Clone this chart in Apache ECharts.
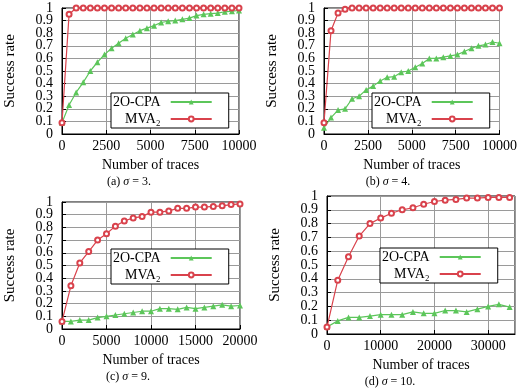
<!DOCTYPE html>
<html>
<head>
<meta charset="utf-8">
<script src="https://cdn.jsdelivr.net/npm/echarts@6/dist/echarts.min.js"></script>
<style>
  html, body { margin: 0; padding: 0; background: #fff; }
  #chart { width: 520px; height: 391px; }
</style>
</head>
<body>
<div id="chart"></div>
<script>
// number of traces (x) per panel
const traces10k = [0, 400, 800, 1200, 1600, 2000, 2400, 2800, 3200, 3600, 4000, 4400, 4800,
  5200, 5600, 6000, 6400, 6800, 7200, 7600, 8000, 8400, 8800, 9200, 9600, 10000];
const traces20k = [0, 1000, 2000, 3000, 4000, 5000, 6000, 7000, 8000, 9000, 10000,
  11000, 12000, 13000, 14000, 15000, 16000, 17000, 18000, 19000, 20000];
const traces34k = [0, 2000, 4000, 6000, 8000, 10000, 12000, 14000, 16000, 18000,
  20000, 22000, 24000, 26000, 28000, 30000, 32000, 34000];

// success rates, sigma = 3
const cpaSigma3 = [0.09, 0.23, 0.33, 0.41, 0.50, 0.57, 0.63, 0.68, 0.72, 0.76, 0.79, 0.82, 0.84,
  0.86, 0.885, 0.895, 0.90, 0.91, 0.92, 0.94, 0.95, 0.955, 0.96, 0.97, 0.975, 0.98];
const mvaSigma3 = [0.09, 0.95, 1, 1, 1, 1, 1, 1, 1, 1, 1, 1, 1,
  1, 1, 1, 1, 1, 1, 1, 1, 1, 1, 1, 1, 1];
// sigma = 4
const cpaSigma4 = [0.05, 0.13, 0.19, 0.20, 0.28, 0.30, 0.35, 0.38, 0.42, 0.45, 0.455, 0.49, 0.50,
  0.53, 0.56, 0.60, 0.60, 0.61, 0.62, 0.63, 0.655, 0.68, 0.70, 0.71, 0.73, 0.72];
const mvaSigma4 = [0.09, 0.82, 0.96, 0.99, 1, 1, 1, 1, 1, 1, 1, 1, 1,
  1, 1, 1, 1, 1, 1, 1, 1, 1, 1, 1, 1, 1];
// sigma = 9
const cpaSigma9 = [0.06, 0.06, 0.07, 0.07, 0.09, 0.10, 0.11, 0.12, 0.13, 0.14, 0.14,
  0.16, 0.16, 0.155, 0.17, 0.16, 0.17, 0.18, 0.19, 0.18, 0.185];
const mvaSigma9 = [0.06, 0.34, 0.52, 0.61, 0.70, 0.75, 0.81, 0.85, 0.875, 0.885, 0.92,
  0.92, 0.93, 0.95, 0.95, 0.96, 0.96, 0.965, 0.97, 0.98, 0.985];
// sigma = 10
const cpaSigma10 = [0.05, 0.095, 0.12, 0.12, 0.13, 0.14, 0.14, 0.14, 0.16, 0.15,
  0.15, 0.17, 0.17, 0.16, 0.18, 0.20, 0.215, 0.195];
const mvaSigma10 = [0.05, 0.39, 0.56, 0.71, 0.80, 0.84, 0.875, 0.90, 0.915, 0.94,
  0.96, 0.97, 0.975, 0.985, 0.985, 0.99, 0.99, 0.99];

// y tick labels; the ones next to the ends go on an overlay axis so
// echarts' min/max overlap check doesn't drop them
const yTicksMain = ['0', '0.2', '0.3', '0.4', '0.5', '0.6', '0.7', '0.8', '1'];
const yTicksEdge = ['0.1', '0.9'];

const seriesNames = ['2O-CPA', 'MVA₂'];
const captions = ['(a) {i|σ} = 3.', '(b) {i|σ} = 4.', '(c) {i|σ} = 9.', '(d) {i|σ} = 10.'];

const FONT = 'Liberation Serif';
const GREEN = '#5cc65a';
const RED = '#d9424c';

// panel layout: plot rect, x range, legend box, caption position
const panels = [
  { grid: [62, 8, 177, 126], xMax: 10000, xStep: 2500, x: traces10k, cpa: cpaSigma3, mva: mvaSigma3, legend: [111, 93], cap: [129, 176] },
  { grid: [324, 8, 177, 126], xMax: 10000, xStep: 2500, x: traces10k, cpa: cpaSigma4, mva: mvaSigma4, legend: [372, 93], cap: [388, 176] },
  { grid: [62, 202, 178, 127], xMax: 20000, xStep: 5000, x: traces20k, cpa: cpaSigma9, mva: mvaSigma9, legend: [111, 249], cap: [128, 371] },
  { grid: [327, 196, 188, 138], xMax: 35000, xStep: 10000, x: traces34k, cpa: cpaSigma10, mva: mvaSigma10, legend: [380, 248], cap: [390, 376] }
];

const pair = (xs, ys) => xs.map((x, i) => [x, ys[i]]);
const pick = list => v => {
  const s = String(Math.round(v * 10) / 10);
  return list.indexOf(s) >= 0 ? s : '';
};

const grid = [], xAxis = [], yAxis = [], series = [], legend = [], graphic = [];
const labelFont = { fontFamily: FONT, fontSize: 14, color: '#000' };

panels.forEach((p, i) => {
  grid.push({
    left: p.grid[0], top: p.grid[1], width: p.grid[2], height: p.grid[3],
    show: true, borderColor: '#000', borderWidth: 1, backgroundColor: 'transparent'
  });
  xAxis.push({
    gridIndex: i, type: 'value', min: 0, max: p.xMax, interval: p.xStep,
    name: 'Number of traces', nameLocation: 'middle', nameGap: 24,
    nameTextStyle: labelFont,
    axisLine: { show: true, lineStyle: { color: '#000' } },
    axisTick: { show: true, inside: true, length: 4, lineStyle: { color: '#000' } },
    axisLabel: Object.assign({
      margin: 5, showMinLabel: true, showMaxLabel: p.xMax % p.xStep === 0,
      formatter: v => String(v)
    }, labelFont),
    splitLine: { show: true, lineStyle: { color: '#9a9a9a', width: 1 } }
  });
  yAxis.push({
    gridIndex: i, type: 'value', position: 'left', min: 0, max: 1, interval: 0.1,
    name: 'Success rate', nameLocation: 'middle', nameGap: 44,
    nameTextStyle: Object.assign({}, labelFont, { fontSize: 15 }),
    axisLine: { show: true, lineStyle: { color: '#000' } },
    axisTick: { show: true, inside: true, length: 4, lineStyle: { color: '#000' } },
    axisLabel: Object.assign({
      margin: 9, showMinLabel: true, showMaxLabel: true, formatter: pick(yTicksMain)
    }, labelFont),
    splitLine: { show: true, lineStyle: { color: '#9a9a9a', width: 1 } }
  });
  yAxis.push({
    gridIndex: i, type: 'value', position: 'left', offset: 0, min: 0, max: 1, interval: 0.1,
    axisLine: { show: false }, axisTick: { show: false }, splitLine: { show: false },
    axisLabel: Object.assign({
      margin: 9, showMinLabel: false, showMaxLabel: false, formatter: pick(yTicksEdge)
    }, labelFont)
  });
  series.push({
    name: seriesNames[0], type: 'line', xAxisIndex: i, yAxisIndex: 2 * i,
    data: pair(p.x, p.cpa), symbol: 'triangle', symbolSize: 6,
    lineStyle: { color: GREEN, width: 1.2 }, itemStyle: { color: GREEN },
    animation: false, z: 3
  });
  series.push({
    name: seriesNames[1], type: 'line', xAxisIndex: i, yAxisIndex: 2 * i,
    data: pair(p.x, p.mva), symbol: 'emptyCircle', symbolSize: 5,
    lineStyle: { color: RED, width: 1.2 }, itemStyle: { color: RED, borderWidth: 1 },
    animation: false, z: 4
  });
  legend.push({
    data: seriesNames, orient: 'vertical', align: 'right',
    left: p.legend[0], top: p.legend[1],
    itemWidth: 41, itemHeight: 6, itemGap: 3,
    padding: [2, 16, 2, 2],
    backgroundColor: '#fff', borderColor: '#000', borderWidth: 1,
    selectedMode: false,
    formatter: name => '{t|' + name + '}',
    textStyle: Object.assign({
      rich: { t: { fontFamily: FONT, fontSize: 14, color: '#000', padding: [0, 5, 0, 0] } }
    }, labelFont)
  });
  graphic.push({
    type: 'text', x: p.cap[0], y: p.cap[1],
    style: {
      text: captions[i], fill: '#000', font: '12px "' + FONT + '"', align: 'center',
      rich: { i: { fontFamily: FONT, fontSize: 12, fontStyle: 'italic', fill: '#000' } }
    }
  });
});

const chart = echarts.init(document.getElementById('chart'), null, { renderer: 'canvas' });
chart.setOption({
  animation: false,
  backgroundColor: '#fff',
  textStyle: { fontFamily: FONT },
  grid, xAxis, yAxis, series, legend, graphic
});
</script>
</body>
</html>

=====

Repeat the lines of the listing above verbatim, beginning at its first line and ending at the line containing "20000, 22000, 24000, 26000, 28000, 30000, 32000, 34000];", which is included. Omit pictures.

Clone this chart in Apache ECharts.
<!DOCTYPE html>
<html>
<head>
<meta charset="utf-8">
<script src="https://cdn.jsdelivr.net/npm/echarts@6/dist/echarts.min.js"></script>
<style>
  html, body { margin: 0; padding: 0; background: #fff; }
  #chart { width: 520px; height: 391px; }
</style>
</head>
<body>
<div id="chart"></div>
<script>
// number of traces (x) per panel
const traces10k = [0, 400, 800, 1200, 1600, 2000, 2400, 2800, 3200, 3600, 4000, 4400, 4800,
  5200, 5600, 6000, 6400, 6800, 7200, 7600, 8000, 8400, 8800, 9200, 9600, 10000];
const traces20k = [0, 1000, 2000, 3000, 4000, 5000, 6000, 7000, 8000, 9000, 10000,
  11000, 12000, 13000, 14000, 15000, 16000, 17000, 18000, 19000, 20000];
const traces34k = [0, 2000, 4000, 6000, 8000, 10000, 12000, 14000, 16000, 18000,
  20000, 22000, 24000, 26000, 28000, 30000, 32000, 34000];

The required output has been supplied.